» **What is needed**
Begin with the first line of the material and write out each line exactly, ending with the line that contains "const rightTicks = [-130, -110, -90, -70, -50];". Pictures are not part of the copy.

# Start of Source material

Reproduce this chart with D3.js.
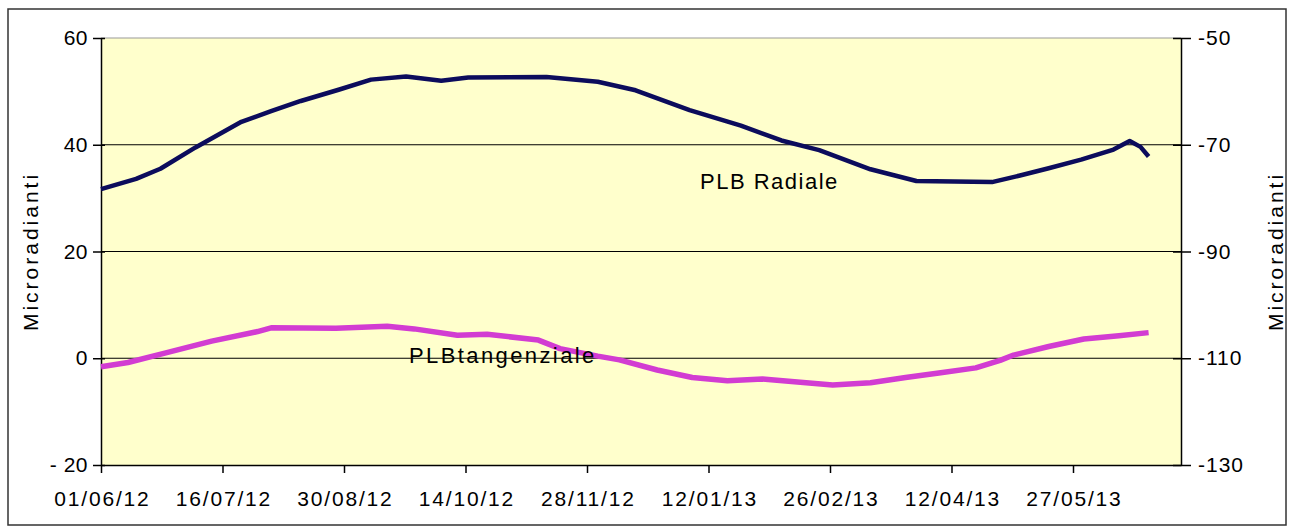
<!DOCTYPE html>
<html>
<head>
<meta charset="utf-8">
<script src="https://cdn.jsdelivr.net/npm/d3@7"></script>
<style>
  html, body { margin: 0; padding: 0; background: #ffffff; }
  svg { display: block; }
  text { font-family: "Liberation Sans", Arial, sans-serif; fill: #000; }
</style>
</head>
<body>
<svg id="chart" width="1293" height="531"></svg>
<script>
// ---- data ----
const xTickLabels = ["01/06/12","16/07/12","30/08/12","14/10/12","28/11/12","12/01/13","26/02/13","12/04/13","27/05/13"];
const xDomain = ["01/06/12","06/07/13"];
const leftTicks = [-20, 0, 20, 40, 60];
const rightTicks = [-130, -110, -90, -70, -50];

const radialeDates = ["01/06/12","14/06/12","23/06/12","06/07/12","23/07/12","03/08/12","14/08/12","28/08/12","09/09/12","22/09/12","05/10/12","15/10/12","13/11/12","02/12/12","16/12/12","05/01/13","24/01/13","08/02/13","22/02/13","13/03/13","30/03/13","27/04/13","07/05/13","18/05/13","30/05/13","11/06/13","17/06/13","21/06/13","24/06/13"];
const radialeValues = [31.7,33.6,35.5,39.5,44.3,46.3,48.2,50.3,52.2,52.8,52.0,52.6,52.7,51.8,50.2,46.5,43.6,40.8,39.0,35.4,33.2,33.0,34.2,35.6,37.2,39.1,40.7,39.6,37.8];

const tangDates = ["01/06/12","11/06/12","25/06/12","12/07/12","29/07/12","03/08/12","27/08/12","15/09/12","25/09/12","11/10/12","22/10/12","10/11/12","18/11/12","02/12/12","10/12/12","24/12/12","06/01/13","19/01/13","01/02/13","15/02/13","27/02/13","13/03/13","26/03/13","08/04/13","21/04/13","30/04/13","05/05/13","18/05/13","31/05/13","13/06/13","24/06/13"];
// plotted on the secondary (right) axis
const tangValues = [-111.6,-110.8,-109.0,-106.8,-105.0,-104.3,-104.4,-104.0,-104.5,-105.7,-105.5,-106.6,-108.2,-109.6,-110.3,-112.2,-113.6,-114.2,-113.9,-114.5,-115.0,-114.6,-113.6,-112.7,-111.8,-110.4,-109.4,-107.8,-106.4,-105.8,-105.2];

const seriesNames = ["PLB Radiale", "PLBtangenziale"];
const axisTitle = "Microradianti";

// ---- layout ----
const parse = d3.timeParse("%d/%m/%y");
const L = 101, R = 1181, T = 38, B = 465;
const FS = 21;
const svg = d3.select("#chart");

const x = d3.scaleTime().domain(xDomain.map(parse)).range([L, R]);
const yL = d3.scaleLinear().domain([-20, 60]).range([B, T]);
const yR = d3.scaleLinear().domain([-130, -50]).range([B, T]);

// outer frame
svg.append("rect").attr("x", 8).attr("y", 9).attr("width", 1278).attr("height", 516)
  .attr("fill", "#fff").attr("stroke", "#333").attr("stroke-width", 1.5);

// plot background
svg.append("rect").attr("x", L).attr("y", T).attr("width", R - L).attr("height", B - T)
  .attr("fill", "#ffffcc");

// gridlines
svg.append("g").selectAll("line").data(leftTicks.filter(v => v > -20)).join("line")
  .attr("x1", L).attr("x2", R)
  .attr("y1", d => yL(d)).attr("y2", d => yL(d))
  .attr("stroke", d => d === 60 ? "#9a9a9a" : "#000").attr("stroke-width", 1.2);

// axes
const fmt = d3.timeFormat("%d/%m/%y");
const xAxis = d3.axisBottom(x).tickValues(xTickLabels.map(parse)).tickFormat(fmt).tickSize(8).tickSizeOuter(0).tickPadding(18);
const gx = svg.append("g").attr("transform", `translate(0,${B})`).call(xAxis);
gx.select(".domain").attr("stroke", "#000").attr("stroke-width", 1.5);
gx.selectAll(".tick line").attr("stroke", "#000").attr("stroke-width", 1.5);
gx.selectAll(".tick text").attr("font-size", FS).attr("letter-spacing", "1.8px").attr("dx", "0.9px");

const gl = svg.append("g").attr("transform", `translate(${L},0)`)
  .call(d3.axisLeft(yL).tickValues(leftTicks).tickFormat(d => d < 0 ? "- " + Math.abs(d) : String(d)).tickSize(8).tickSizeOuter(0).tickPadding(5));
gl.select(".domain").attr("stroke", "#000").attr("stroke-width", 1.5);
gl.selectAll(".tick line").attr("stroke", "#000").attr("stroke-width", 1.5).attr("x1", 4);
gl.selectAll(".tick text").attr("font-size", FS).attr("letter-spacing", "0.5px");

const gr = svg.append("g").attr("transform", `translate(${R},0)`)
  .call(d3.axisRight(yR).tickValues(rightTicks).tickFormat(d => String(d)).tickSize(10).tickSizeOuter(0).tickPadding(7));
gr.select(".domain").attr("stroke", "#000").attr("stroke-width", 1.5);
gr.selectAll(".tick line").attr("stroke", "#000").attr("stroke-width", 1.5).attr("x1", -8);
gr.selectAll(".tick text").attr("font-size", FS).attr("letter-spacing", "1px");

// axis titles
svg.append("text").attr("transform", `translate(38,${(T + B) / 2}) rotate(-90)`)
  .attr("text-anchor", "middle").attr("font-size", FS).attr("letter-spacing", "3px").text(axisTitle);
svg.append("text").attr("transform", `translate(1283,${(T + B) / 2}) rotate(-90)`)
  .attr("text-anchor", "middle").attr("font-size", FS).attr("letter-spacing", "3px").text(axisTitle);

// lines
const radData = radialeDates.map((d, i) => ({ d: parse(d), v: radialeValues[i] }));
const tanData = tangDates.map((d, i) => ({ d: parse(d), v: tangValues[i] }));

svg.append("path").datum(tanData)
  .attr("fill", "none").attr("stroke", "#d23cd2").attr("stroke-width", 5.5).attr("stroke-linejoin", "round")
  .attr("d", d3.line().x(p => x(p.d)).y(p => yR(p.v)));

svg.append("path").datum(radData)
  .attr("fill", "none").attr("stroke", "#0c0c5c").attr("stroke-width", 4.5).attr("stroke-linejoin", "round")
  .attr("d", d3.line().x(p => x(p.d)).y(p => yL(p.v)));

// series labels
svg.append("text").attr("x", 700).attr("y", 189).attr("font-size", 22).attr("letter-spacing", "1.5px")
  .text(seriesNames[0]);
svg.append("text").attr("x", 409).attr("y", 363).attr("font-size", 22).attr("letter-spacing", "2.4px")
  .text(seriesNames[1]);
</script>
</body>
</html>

# End of Source material

» **Result for this exercise**
Reproduce this chart with D3.js.
<!DOCTYPE html>
<html>
<head>
<meta charset="utf-8">
<script src="https://cdn.jsdelivr.net/npm/d3@7"></script>
<style>
  html, body { margin: 0; padding: 0; background: #ffffff; }
  svg { display: block; }
  text { font-family: "Liberation Sans", Arial, sans-serif; fill: #000; }
</style>
</head>
<body>
<svg id="chart" width="1293" height="531"></svg>
<script>
// ---- data ----
const xTickLabels = ["01/06/12","16/07/12","30/08/12","14/10/12","28/11/12","12/01/13","26/02/13","12/04/13","27/05/13"];
const xDomain = ["01/06/12","06/07/13"];
const leftTicks = [-20, 0, 20, 40, 60];
const rightTicks = [-130, -110, -90, -70, -50];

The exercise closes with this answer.